(Task): Repeat everything from the first line of the listing below through the line that contains "XAxis, YAxis, CartesianGrid", exactly. Leave out pictures.

(Material provided):

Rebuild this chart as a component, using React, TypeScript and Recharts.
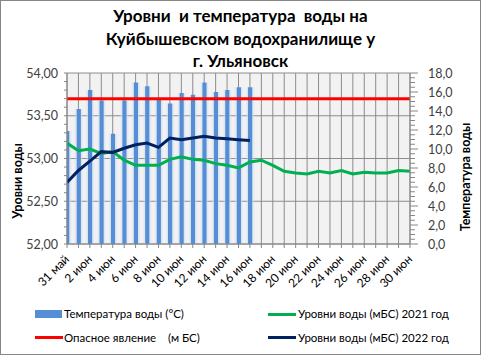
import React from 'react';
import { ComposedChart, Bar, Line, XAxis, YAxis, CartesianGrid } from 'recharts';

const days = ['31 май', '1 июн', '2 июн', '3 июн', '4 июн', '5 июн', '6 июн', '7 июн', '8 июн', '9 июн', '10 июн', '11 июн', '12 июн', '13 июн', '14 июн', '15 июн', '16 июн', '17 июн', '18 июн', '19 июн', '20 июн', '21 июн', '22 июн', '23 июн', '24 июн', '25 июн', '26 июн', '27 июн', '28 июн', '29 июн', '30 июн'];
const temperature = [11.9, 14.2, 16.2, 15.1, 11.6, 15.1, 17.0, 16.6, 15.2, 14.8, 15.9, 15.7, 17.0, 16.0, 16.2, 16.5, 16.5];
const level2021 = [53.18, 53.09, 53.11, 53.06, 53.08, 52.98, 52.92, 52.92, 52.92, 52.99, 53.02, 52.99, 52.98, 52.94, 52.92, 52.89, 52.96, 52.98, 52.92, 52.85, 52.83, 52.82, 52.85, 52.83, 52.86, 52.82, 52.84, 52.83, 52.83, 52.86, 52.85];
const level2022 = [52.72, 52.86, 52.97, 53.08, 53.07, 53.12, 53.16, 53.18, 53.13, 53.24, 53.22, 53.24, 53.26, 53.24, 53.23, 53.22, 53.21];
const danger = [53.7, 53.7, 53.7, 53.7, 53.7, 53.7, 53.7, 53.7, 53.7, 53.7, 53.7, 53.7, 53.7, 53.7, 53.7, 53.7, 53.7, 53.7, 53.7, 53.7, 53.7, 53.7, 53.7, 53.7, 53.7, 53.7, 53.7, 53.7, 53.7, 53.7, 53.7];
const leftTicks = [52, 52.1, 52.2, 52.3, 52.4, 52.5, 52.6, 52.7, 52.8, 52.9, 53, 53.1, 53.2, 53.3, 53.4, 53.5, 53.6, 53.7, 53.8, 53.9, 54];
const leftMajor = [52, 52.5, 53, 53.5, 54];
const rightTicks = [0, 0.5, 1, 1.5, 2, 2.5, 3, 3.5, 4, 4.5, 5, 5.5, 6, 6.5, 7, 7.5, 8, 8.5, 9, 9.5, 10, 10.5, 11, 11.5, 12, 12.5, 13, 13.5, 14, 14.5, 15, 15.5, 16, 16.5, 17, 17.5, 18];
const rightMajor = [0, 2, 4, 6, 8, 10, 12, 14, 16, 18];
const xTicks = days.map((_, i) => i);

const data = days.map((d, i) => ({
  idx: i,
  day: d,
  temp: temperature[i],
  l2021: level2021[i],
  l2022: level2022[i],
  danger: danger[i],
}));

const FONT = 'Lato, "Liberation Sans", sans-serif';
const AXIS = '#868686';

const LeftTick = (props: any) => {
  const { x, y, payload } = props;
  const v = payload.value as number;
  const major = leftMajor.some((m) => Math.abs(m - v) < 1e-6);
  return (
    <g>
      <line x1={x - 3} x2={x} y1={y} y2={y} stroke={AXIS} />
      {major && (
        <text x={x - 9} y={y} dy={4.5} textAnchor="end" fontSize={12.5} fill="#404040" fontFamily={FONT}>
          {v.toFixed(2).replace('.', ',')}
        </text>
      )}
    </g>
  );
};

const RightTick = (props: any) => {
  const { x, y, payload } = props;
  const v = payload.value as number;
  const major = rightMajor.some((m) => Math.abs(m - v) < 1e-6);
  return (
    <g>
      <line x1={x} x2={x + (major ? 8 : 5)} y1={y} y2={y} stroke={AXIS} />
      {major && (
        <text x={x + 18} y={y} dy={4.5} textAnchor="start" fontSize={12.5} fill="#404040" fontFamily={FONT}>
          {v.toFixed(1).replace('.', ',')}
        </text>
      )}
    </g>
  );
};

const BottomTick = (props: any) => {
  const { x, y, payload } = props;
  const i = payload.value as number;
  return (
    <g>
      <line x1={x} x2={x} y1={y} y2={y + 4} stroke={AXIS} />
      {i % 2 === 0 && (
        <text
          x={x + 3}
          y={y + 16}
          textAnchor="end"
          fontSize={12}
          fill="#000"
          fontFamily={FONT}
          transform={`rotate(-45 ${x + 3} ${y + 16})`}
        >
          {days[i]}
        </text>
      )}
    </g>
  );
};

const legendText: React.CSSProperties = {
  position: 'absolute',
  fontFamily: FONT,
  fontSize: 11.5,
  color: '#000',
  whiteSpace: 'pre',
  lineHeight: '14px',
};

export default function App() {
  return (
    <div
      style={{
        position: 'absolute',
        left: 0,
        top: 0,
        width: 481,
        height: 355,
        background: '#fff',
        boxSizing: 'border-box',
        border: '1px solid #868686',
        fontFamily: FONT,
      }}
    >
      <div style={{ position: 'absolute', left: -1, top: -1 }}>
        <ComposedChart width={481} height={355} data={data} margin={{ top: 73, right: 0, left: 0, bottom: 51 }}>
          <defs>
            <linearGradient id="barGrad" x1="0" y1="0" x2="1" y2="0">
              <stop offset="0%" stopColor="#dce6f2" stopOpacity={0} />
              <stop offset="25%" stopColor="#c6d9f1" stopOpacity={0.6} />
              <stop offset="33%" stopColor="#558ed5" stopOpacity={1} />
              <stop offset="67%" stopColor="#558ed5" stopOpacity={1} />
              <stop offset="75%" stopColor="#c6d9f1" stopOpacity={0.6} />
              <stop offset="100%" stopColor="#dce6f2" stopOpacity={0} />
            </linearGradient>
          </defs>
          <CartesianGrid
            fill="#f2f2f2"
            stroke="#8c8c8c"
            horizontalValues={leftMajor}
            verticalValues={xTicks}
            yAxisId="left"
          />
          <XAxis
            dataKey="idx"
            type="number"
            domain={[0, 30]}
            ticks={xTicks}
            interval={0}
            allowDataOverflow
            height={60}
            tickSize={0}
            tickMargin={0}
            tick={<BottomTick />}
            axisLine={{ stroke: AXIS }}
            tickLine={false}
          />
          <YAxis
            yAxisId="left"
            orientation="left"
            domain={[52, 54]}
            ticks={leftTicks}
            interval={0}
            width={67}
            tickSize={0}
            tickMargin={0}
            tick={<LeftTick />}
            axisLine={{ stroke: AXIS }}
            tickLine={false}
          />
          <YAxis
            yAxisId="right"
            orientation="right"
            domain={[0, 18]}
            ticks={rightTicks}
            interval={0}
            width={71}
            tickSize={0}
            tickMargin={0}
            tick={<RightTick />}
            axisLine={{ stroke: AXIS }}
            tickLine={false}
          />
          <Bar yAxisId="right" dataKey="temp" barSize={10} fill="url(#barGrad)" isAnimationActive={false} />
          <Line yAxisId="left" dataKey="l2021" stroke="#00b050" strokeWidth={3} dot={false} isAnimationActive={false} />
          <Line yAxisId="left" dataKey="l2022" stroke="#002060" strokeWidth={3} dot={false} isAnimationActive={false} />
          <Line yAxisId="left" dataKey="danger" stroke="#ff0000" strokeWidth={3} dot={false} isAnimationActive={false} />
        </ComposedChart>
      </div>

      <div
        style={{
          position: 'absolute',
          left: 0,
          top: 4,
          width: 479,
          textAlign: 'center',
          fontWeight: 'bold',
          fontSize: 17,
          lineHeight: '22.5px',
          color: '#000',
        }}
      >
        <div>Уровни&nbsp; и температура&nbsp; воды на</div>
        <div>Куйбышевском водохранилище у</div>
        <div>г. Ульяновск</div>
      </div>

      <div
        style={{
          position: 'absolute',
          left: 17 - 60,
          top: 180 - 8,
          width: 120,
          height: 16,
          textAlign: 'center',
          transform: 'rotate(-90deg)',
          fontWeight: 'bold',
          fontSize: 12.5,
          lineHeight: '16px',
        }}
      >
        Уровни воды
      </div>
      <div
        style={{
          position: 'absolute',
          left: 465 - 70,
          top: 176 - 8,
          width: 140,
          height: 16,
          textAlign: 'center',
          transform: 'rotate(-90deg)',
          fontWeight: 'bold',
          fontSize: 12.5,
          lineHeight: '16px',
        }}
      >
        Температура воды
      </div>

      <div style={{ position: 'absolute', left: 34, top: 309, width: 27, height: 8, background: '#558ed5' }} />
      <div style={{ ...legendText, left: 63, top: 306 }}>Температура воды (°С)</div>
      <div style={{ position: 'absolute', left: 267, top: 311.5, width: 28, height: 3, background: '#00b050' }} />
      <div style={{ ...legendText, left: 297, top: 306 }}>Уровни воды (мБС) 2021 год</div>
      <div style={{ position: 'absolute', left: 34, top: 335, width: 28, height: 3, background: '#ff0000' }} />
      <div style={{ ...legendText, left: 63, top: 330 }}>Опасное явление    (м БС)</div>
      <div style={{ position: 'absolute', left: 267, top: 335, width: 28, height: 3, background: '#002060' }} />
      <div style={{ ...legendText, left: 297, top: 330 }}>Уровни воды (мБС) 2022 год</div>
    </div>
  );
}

(Task result):
Rebuild this chart as a component, using React, TypeScript and Recharts.
import React from 'react';
import { ComposedChart, Bar, Line, XAxis, YAxis, CartesianGrid } from 'recharts';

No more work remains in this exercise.